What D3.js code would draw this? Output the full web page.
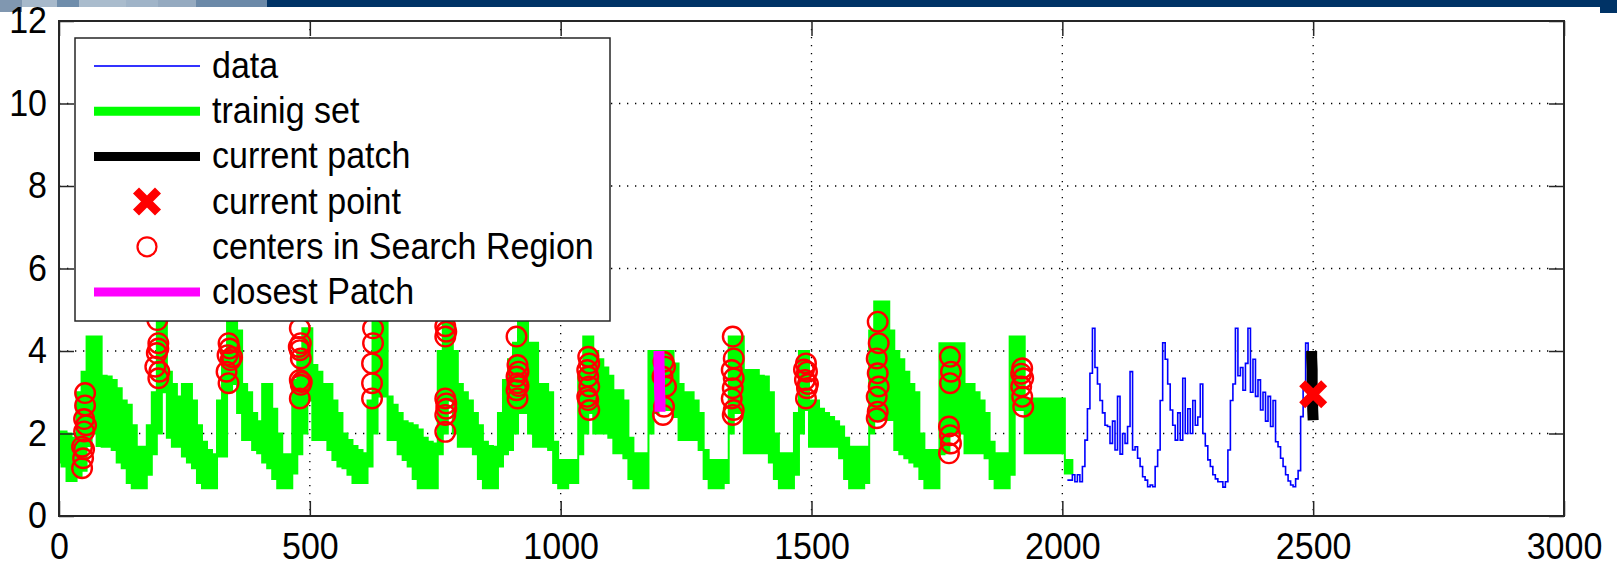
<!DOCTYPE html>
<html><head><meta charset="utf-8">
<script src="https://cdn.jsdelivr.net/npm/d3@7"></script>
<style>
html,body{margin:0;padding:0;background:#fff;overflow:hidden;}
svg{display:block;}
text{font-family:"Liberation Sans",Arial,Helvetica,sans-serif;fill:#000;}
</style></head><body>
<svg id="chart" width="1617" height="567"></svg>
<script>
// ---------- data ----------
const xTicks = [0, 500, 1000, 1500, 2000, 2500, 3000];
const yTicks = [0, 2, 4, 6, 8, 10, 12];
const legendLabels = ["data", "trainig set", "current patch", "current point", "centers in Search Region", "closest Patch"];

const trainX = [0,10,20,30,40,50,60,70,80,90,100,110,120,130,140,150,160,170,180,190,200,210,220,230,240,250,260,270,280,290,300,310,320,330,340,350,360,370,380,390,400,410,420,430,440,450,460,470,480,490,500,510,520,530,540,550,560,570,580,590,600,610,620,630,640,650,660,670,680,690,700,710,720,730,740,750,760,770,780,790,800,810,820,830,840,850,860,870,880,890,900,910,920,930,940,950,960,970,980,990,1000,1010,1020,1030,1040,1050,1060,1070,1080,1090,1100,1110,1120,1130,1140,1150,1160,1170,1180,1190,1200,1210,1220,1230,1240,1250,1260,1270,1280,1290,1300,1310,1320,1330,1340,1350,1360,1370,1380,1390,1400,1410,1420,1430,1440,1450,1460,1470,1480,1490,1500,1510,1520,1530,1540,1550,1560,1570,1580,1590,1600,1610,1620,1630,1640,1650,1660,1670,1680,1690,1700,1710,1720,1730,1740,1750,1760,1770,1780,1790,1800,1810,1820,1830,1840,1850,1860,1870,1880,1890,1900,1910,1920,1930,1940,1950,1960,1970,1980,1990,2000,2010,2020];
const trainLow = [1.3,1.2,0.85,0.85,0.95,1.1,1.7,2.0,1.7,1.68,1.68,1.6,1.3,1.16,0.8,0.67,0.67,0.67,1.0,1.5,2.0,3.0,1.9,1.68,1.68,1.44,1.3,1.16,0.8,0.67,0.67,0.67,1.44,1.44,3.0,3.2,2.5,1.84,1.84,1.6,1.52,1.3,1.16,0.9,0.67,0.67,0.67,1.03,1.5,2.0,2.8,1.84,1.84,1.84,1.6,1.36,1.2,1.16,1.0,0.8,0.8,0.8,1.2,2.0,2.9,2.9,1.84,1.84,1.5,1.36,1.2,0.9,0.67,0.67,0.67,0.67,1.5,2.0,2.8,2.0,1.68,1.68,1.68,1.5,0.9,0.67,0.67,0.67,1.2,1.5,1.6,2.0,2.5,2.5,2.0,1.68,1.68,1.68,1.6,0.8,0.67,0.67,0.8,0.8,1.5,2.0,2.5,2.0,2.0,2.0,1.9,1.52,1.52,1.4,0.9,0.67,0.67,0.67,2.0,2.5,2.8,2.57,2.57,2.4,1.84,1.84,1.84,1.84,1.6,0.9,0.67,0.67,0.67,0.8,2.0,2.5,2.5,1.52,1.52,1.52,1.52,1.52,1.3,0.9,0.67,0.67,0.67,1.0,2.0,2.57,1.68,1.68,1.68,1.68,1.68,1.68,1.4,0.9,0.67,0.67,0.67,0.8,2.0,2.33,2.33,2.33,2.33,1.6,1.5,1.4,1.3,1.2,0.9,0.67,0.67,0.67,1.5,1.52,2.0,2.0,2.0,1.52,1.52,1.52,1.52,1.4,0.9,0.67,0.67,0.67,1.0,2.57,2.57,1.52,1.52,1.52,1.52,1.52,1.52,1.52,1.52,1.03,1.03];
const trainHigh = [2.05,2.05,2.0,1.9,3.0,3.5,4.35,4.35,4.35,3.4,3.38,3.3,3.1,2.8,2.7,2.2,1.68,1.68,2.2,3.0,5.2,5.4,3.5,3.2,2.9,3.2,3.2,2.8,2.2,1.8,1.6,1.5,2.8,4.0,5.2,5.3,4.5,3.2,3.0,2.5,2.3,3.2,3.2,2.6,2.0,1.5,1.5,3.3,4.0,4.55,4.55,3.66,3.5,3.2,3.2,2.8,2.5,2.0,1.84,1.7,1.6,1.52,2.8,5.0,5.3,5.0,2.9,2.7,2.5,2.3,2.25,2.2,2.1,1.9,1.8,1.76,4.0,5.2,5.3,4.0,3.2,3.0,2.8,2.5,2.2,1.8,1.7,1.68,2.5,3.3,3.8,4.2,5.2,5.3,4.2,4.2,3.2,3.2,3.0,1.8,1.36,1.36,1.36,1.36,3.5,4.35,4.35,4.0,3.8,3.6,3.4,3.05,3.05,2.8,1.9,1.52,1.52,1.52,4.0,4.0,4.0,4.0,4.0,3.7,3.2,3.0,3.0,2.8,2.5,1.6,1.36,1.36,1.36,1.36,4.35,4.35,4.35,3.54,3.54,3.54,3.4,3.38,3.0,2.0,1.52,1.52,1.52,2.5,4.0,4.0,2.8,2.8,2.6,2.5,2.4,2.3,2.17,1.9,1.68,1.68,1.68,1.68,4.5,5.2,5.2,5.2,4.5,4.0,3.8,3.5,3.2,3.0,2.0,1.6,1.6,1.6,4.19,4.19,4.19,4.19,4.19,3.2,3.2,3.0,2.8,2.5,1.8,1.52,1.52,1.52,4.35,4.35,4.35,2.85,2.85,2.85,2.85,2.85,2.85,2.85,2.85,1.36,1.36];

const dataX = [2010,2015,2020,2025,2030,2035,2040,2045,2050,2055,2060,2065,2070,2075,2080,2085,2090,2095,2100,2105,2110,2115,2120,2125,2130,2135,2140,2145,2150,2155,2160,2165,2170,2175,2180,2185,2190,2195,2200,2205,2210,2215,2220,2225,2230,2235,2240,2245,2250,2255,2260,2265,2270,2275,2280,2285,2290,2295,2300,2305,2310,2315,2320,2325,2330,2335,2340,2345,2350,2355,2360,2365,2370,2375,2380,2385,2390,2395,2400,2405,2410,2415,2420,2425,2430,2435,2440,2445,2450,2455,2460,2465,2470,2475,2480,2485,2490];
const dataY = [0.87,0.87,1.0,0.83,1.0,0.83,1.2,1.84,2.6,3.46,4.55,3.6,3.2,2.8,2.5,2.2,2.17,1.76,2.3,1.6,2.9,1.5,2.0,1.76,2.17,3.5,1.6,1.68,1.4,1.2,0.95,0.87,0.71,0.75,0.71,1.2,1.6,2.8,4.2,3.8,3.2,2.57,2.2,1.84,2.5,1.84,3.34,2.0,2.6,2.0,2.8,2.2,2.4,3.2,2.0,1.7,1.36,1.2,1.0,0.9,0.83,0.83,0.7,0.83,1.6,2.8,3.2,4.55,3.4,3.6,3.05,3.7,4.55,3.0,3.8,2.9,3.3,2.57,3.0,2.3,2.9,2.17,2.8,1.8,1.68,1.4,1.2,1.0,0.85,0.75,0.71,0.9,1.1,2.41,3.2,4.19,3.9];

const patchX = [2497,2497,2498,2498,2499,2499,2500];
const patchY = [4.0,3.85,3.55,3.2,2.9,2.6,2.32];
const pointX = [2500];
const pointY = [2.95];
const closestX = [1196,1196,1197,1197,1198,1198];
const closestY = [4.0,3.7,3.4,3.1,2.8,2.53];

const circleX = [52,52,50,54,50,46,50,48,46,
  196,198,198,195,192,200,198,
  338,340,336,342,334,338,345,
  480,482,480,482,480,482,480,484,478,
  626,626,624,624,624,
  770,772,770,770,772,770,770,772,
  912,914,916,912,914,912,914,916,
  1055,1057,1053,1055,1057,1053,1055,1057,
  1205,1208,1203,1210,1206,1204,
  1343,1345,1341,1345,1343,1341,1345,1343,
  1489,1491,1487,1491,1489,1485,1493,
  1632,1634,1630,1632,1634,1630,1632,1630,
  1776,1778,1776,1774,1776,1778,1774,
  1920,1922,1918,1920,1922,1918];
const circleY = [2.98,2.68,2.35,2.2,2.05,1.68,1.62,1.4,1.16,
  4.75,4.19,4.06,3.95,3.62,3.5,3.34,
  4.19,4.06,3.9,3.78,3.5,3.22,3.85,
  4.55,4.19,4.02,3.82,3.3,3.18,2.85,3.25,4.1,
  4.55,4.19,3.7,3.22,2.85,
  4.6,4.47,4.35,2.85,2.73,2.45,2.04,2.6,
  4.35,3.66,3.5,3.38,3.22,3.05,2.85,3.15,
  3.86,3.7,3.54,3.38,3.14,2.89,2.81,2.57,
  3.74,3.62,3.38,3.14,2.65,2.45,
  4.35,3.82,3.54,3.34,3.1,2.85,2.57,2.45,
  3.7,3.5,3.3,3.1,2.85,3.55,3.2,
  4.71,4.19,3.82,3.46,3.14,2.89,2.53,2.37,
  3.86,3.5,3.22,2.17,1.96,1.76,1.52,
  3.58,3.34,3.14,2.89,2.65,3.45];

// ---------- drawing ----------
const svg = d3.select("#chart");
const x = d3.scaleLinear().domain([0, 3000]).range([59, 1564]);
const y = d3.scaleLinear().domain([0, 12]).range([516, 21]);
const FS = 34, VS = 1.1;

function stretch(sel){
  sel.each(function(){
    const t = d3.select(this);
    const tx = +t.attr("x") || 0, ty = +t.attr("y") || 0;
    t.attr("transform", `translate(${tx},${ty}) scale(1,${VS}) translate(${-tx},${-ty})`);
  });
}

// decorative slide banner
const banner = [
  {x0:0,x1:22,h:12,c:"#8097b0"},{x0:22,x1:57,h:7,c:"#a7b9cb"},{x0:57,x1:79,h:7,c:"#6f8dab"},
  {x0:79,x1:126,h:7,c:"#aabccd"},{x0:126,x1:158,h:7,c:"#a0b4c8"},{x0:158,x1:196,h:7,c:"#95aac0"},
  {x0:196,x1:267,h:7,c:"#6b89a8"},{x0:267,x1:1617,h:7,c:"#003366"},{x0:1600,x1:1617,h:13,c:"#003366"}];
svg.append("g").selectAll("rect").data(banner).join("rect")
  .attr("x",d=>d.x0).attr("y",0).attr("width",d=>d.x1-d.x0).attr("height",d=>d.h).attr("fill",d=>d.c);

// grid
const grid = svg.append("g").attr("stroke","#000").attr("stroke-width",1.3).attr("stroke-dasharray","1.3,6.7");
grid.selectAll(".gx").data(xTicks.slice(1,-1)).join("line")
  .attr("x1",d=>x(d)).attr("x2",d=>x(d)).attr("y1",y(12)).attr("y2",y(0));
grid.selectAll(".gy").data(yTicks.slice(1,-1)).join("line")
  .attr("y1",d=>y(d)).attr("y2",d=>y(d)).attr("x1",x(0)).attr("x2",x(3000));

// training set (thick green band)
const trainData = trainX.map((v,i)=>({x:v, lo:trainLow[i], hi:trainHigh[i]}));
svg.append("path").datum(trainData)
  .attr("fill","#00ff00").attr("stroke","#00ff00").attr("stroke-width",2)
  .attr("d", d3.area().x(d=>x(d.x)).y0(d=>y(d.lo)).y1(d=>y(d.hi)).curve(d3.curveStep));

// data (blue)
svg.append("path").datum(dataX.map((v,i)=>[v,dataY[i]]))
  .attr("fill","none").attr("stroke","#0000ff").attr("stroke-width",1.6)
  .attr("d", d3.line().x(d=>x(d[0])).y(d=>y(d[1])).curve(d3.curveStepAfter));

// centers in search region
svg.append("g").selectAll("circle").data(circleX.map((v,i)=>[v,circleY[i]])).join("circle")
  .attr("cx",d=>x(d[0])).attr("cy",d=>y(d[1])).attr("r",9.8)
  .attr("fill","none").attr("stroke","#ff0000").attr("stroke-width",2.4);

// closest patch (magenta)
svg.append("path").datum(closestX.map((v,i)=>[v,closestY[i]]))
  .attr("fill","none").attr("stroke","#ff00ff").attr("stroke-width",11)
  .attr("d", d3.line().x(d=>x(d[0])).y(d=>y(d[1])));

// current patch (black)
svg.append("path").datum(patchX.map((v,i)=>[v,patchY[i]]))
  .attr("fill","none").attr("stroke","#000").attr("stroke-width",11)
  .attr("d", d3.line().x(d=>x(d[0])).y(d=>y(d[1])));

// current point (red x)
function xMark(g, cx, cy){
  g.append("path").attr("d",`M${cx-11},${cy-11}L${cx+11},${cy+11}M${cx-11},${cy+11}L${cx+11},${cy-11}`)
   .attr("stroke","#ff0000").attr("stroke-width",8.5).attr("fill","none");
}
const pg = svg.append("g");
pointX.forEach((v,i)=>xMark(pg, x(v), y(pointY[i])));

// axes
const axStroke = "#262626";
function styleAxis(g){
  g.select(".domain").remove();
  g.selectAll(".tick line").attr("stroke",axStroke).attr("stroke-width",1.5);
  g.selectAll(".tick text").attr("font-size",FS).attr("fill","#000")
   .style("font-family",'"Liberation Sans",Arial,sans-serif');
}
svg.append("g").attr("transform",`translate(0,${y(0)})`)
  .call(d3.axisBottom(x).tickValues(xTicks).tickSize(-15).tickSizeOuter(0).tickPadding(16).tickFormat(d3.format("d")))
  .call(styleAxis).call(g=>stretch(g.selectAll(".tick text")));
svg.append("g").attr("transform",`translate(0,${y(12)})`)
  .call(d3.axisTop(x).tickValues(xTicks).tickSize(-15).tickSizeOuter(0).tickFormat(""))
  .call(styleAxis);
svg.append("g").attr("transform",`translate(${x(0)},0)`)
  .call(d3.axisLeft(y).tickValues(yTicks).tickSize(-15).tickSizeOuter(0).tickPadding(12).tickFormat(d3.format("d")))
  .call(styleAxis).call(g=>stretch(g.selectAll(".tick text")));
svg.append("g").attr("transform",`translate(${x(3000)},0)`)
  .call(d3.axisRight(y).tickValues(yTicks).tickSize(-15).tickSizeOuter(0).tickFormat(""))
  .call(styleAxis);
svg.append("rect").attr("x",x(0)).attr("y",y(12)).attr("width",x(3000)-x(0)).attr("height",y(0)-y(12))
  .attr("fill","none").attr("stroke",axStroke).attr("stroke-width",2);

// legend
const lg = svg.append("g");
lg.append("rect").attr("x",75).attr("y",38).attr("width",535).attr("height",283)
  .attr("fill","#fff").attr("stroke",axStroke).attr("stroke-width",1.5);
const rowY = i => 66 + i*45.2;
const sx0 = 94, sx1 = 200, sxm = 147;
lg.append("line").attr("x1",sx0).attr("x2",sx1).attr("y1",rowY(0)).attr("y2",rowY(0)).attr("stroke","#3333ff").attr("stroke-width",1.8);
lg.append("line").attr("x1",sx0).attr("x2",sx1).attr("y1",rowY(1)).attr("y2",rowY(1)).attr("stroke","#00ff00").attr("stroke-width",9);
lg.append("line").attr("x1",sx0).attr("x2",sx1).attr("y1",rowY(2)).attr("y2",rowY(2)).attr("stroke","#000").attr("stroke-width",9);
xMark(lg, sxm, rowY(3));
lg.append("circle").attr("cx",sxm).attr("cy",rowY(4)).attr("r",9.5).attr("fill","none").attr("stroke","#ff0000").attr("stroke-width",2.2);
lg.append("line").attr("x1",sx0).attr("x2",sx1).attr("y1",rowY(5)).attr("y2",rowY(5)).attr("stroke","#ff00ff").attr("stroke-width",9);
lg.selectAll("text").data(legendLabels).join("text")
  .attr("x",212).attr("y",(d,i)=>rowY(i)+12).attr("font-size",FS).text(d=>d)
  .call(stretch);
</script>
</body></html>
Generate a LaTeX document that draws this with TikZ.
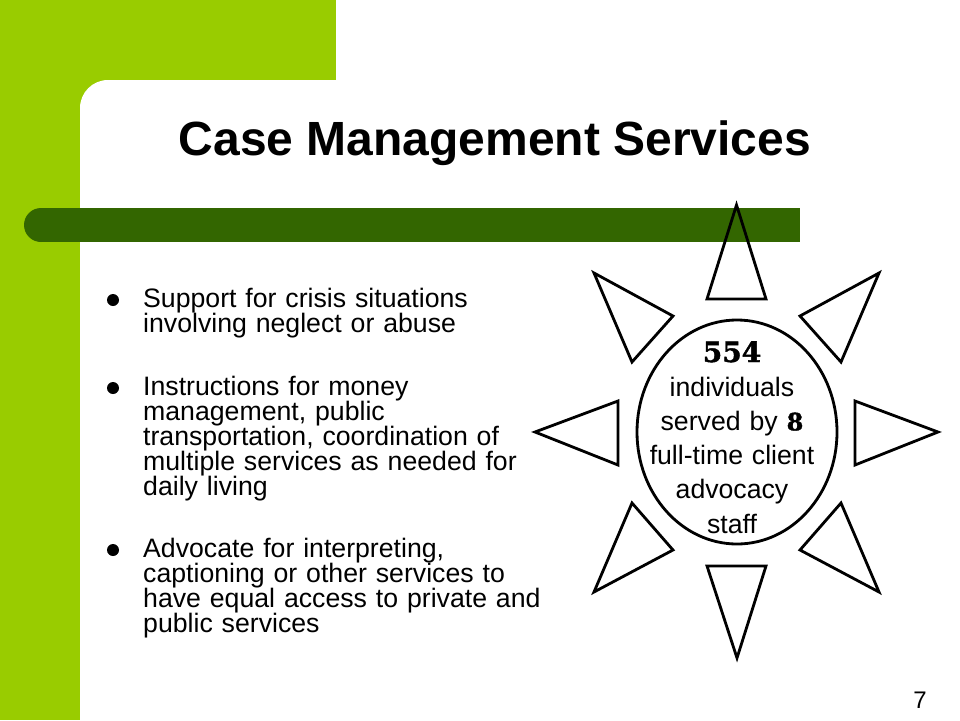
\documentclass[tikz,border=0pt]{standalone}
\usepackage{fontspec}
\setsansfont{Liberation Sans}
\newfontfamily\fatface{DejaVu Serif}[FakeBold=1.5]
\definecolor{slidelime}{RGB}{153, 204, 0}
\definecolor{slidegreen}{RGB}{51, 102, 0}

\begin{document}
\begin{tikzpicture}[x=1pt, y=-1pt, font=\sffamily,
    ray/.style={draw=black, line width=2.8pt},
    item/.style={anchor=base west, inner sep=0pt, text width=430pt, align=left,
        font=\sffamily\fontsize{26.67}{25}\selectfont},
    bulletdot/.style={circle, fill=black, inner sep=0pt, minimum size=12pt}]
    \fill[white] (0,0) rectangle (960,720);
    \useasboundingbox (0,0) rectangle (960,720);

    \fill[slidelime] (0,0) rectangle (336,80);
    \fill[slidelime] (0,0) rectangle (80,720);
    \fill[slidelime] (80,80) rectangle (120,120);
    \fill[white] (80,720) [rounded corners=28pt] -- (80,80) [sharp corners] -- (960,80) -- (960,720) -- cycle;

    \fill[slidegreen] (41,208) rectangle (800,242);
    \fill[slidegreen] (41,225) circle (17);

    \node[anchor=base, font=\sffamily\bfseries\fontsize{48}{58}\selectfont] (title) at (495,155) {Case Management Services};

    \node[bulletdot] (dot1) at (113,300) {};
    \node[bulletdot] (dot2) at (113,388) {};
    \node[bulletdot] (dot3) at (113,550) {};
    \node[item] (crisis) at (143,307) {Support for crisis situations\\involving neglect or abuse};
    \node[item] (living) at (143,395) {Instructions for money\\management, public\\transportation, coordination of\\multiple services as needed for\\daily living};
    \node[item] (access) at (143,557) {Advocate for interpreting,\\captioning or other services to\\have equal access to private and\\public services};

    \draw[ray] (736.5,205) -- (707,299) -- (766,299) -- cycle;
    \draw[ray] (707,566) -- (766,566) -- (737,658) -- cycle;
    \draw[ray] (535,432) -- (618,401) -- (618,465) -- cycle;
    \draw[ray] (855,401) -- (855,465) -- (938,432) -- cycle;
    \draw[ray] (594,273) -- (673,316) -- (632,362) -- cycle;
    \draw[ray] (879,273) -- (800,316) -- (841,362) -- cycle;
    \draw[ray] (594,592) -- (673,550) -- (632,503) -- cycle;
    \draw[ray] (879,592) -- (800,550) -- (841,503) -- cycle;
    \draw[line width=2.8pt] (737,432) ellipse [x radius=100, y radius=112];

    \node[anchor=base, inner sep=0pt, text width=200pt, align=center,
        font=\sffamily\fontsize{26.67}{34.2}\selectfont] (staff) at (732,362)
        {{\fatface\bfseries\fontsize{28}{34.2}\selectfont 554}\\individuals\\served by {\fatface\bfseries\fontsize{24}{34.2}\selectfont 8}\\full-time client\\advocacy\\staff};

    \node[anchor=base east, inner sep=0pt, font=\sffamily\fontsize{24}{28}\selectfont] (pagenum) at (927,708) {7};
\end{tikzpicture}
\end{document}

DIRECTIVE:
Write down every line of the data above that includes the string "this".

THE RESULT:
What D3.js code would draw this? Output the full web page.
    const t = d3.select(this);
Generate a LaTeX document that draws this with TikZ.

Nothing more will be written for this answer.